Ironically the week prior to Carey’s death, he came home early from work and announced the family would take a rafting trip the next day down the Nantahala River. This has formed such a lasting memory for the family as they can all reflect on the great final family outing they had together. A few weeks after Carey’s death, their 12-year-old was discussing how he was feeling with his mom. He said that for the first few weeks after Carey died he just wanted to be with his dad in heaven. Now he says, “I can say I have a great life with two brothers, a great mom who loves me, I have Christ in my life, and I will one day be with dad again. I still have a great life.”

Lesson: A great dad provides his family with a destiny.
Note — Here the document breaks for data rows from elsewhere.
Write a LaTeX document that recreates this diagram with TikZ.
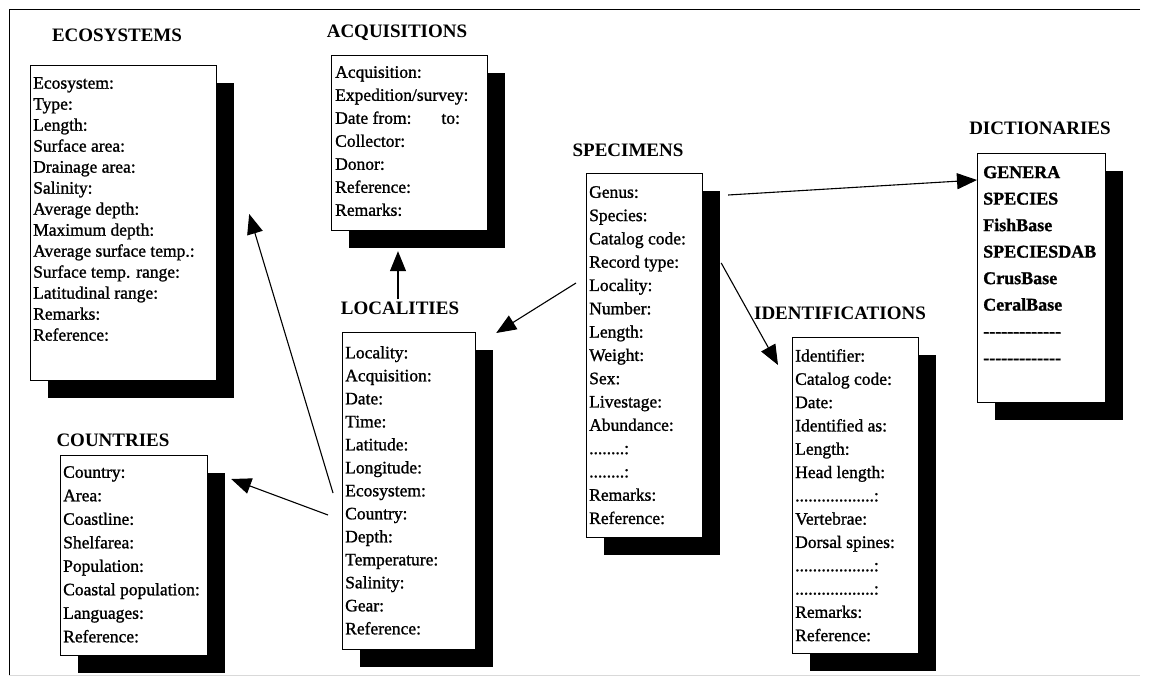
\documentclass[tikz,border=0pt]{standalone}
\usepackage{fontspec}
\setmainfont{Liberation Serif}
\newfontfamily\entryfont{Liberation Serif}[FakeBold=1.2]
\usetikzlibrary{arrows.meta,shadows,calc}
\newcommand\dashrow{-{}-{}-{}-{}-{}-{}-{}-{}-{}-{}-{}-{}-}
\tikzset{
  dbbox/.style={draw, line width=1.2pt, fill=white, anchor=north west, inner sep=0pt,
    drop shadow={shadow xshift=17pt, shadow yshift=-17pt, fill=black, opacity=1}},
  dbtitle/.style={font=\fontsize{19}{22}\selectfont\bfseries, inner sep=0pt},
  dbtext/.style={anchor=north west, inner sep=0pt, align=left,
    font=\entryfont\fontsize{17.5}{23.3}\selectfont},
  link/.style={line width=1.1pt, -{Triangle[length=20pt,width=16pt]}},
}
\begin{document}
\begin{tikzpicture}[x=1pt,y=-1pt]
\useasboundingbox[fill=white] (0,0) rectangle (1150,676);
% frame
\draw[line width=1pt] (1140,10) -- (9,10) -- (9,676);
\draw[gray!30, line width=0.6pt] (9,675) -- (1140,675);

% boxes
\node[dbbox, minimum width=186pt, minimum height=315pt] (eco) at (30,65) {};
\node[dbbox, minimum width=156pt, minimum height=175pt] (acq) at (331,55) {};
\node[dbbox, minimum width=116pt, minimum height=364pt] (spe) at (586,173) {};
\node[dbbox, minimum width=128pt, minimum height=249pt] (dic) at (977,153) {};
\node[dbbox, minimum width=126pt, minimum height=316pt] (ide) at (792,337) {};
\node[dbbox, minimum width=133pt, minimum height=317pt] (loc) at (342,332) {};
\node[dbbox, minimum width=147pt, minimum height=200pt] (cou) at (60,455) {};

% titles
\node[dbtitle] (ecoT) at (117,35) {ECOSYSTEMS};
\node[dbtitle] (acqT) at (397,33) {ACQUISITIONS};
\node[dbtitle] (speT) at (628,150) {SPECIMENS};
\node[dbtitle] (dicT) at (1040,128) {DICTIONARIES};
\node[dbtitle] (ideT) at (840,313) {IDENTIFICATIONS};
\node[dbtitle] (locT) at (400,308) {LOCALITIES};
\node[dbtitle] (couT) at (113,440) {COUNTRIES};

% contents
\node[dbtext, font=\entryfont\fontsize{17.5}{21}\selectfont] (ecoC) at ($(eco.north west)+(3,12)$) {Ecosystem:\\Type:\\Length:\\Surface area:\\Drainage area:\\Salinity:\\Average depth:\\Maximum depth:\\Average surface temp.:\\Surface temp. range:\\Latitudinal range:\\Remarks:\\Reference:};
\node[dbtext, font=\entryfont\fontsize{17.5}{23}\selectfont] (acqC) at ($(acq.north west)+(4,11)$) {Acquisition:\\Expedition/survey:\\Date from:\hspace{30pt}to:\\Collector:\\Donor:\\Reference:\\Remarks:};
\node[dbtext] (speC) at ($(spe.north west)+(3,13)$) {Genus:\\Species:\\Catalog code:\\Record type:\\Locality:\\Number:\\Length:\\Weight:\\Sex:\\Livestage:\\Abundance:\\........:\\........:\\Remarks:\\Reference:};
\node[dbtext, font=\entryfont\bfseries\fontsize{18}{26.5}\selectfont] (dicC) at ($(dic.north west)+(6,13)$) {GENERA\\SPECIES\\FishBase\\SPECIESDAB\\CrusBase\\CeralBase\\\dashrow\\\dashrow};
\node[dbtext] (ideC) at ($(ide.north west)+(3,12)$) {Identifier:\\Catalog code:\\Date:\\Identified as:\\Length:\\Head length:\\..................:\\Vertebrae:\\Dorsal spines:\\..................:\\..................:\\Remarks:\\Reference:};
\node[dbtext, font=\entryfont\fontsize{17.5}{23}\selectfont] (locC) at ($(loc.north west)+(3,14)$) {Locality:\\Acquisition:\\Date:\\Time:\\Latitude:\\Longitude:\\Ecosystem:\\Country:\\Depth:\\Temperature:\\Salinity:\\Gear:\\Reference:};
\node[dbtext, font=\entryfont\fontsize{17.5}{23.5}\selectfont] (couC) at ($(cou.north west)+(3,11)$) {Country:\\Area:\\Coastline:\\Shelfarea:\\Population:\\Coastal population:\\Languages:\\Reference:};

% connectors
\draw[link] ($(spe.north east)+(25,22)$) -- ($(dic.north west)+(0,27)$);
\draw[link] ($(spe.north east)+(18,90)$) -- ($(ide.north west)+(-14,28)$);
\draw[link] ($(spe.north west)+(-10,110)$) -- ($(loc.north east)+(20,1)$);
\draw[link] ($(locT.north)+(-2,-2)$) -- ($(acq.south west)+(67,20)$);
\draw[link] ($(loc.north west)+(-9,161)$) -- ($(eco.north east)+(32,149)$);
\draw[link] ($(loc.north west)+(-14,183)$) -- ($(cou.north east)+(23,24)$);
\end{tikzpicture}
\end{document}
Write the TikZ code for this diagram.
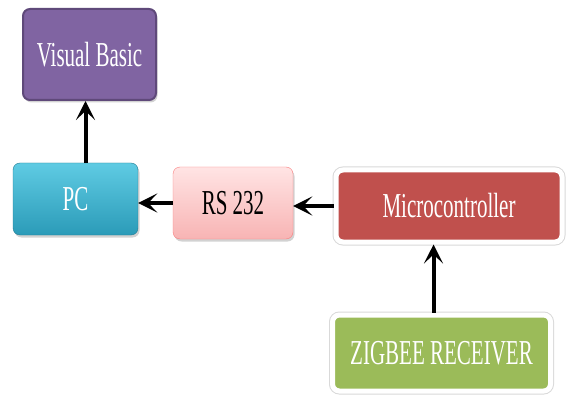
\documentclass[tikz,border=0pt]{standalone}
\usepackage{fontspec}
\newfontfamily\boxfont[FakeStretch=0.6]{Liberation Serif}
\usetikzlibrary{arrows.meta,shadows}
\definecolor{vbfill}{HTML}{8064A2}
\definecolor{vbline}{HTML}{5F497A}
\definecolor{pctop}{HTML}{5FCBE3}
\definecolor{pcbot}{HTML}{2B9BB8}
\definecolor{rstop}{HTML}{FFE4E4}
\definecolor{rsbot}{HTML}{F8B4B4}
\definecolor{mcfill}{HTML}{C0504D}
\definecolor{zbfill}{HTML}{9BBB59}
\tikzset{
 blk/.style={rounded corners=7pt,font=\boxfont\fontsize{35}{35}\selectfont,align=center,inner sep=0pt,
   drop shadow={opacity=0.35,shadow xshift=1.5pt,shadow yshift=-2.5pt}},
 framed/.style={draw=white,line width=5pt,preaction={draw=black!15,line width=7pt}},
 link/.style={line width=4pt,-{Stealth[length=19pt,width=19pt,inset=9pt]}}
}
\begin{document}
\begin{tikzpicture}[x=1pt,y=1pt]
\useasboundingbox[fill=white](0,0)rectangle(567,402);
% blocks
\node[blk,fill=vbfill,draw=vbline,line width=2pt,text=white,minimum width=133pt,minimum height=91pt](vb)at(89.5,347.5){Visual Basic};
\node[blk,top color=pctop,bottom color=pcbot,draw=pcbot!80!black,text=white,minimum width=125pt,minimum height=72pt](pc)at(75.5,203){PC};
\node[blk,top color=rstop,bottom color=rsbot,draw=rsbot!70!red,text=black,minimum width=120pt,minimum height=72pt](rs)at(233,199){RS 232};
\node[blk,fill=mcfill,framed,text=white,minimum width=226pt,minimum height=72pt](mc)at(449,196){Microcontroller};
\node[blk,fill=zbfill,framed,text=white,minimum width=218pt,minimum height=76pt](zb)at(441.5,49){ZIGBEE RECEIVER};
% links
\draw[link]([xshift=10pt]pc.north)--([xshift=10pt]pc.north|-vb.south);
\draw[link](rs.west)--(rs.west-|pc.east);
\draw[link](mc.west)--(mc.west-|rs.east);
\draw[link]([xshift=-8pt]zb.north)--([xshift=-8pt]zb.north|-mc.south);
\end{tikzpicture}
\end{document}
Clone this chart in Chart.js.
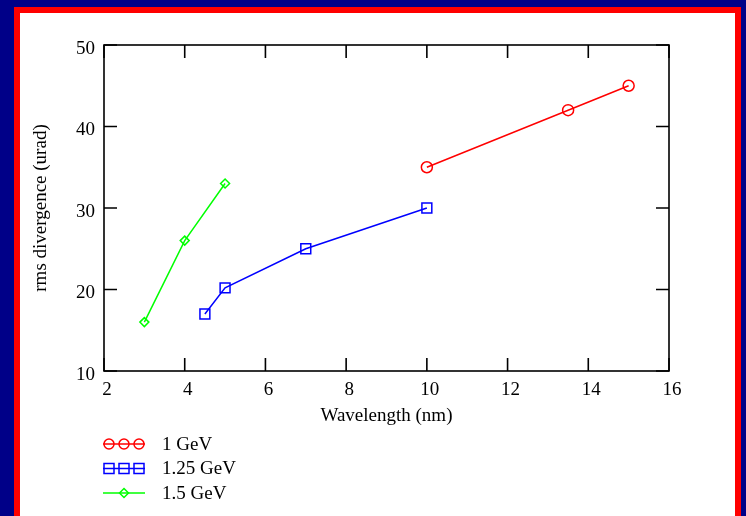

I asked Susan how they coped and adjusted to such a large loss. She said that their family habits and traditions (devotions and home schooling, to name two) helped carry them through. “In a time of darkness you lean on habits previously created. It’s too late to establish new habits of holiness and tradition once something like this hits. You just have to carry on like you have learned and expect things to get better.”

Lesson: A great dad leaves behind traditions and habits of holiness from which his family can gain strength.

An event like this should cause us all to ask ourselves some questions and then answer them with our lives. God bless you as you continue this high calling of being a dad.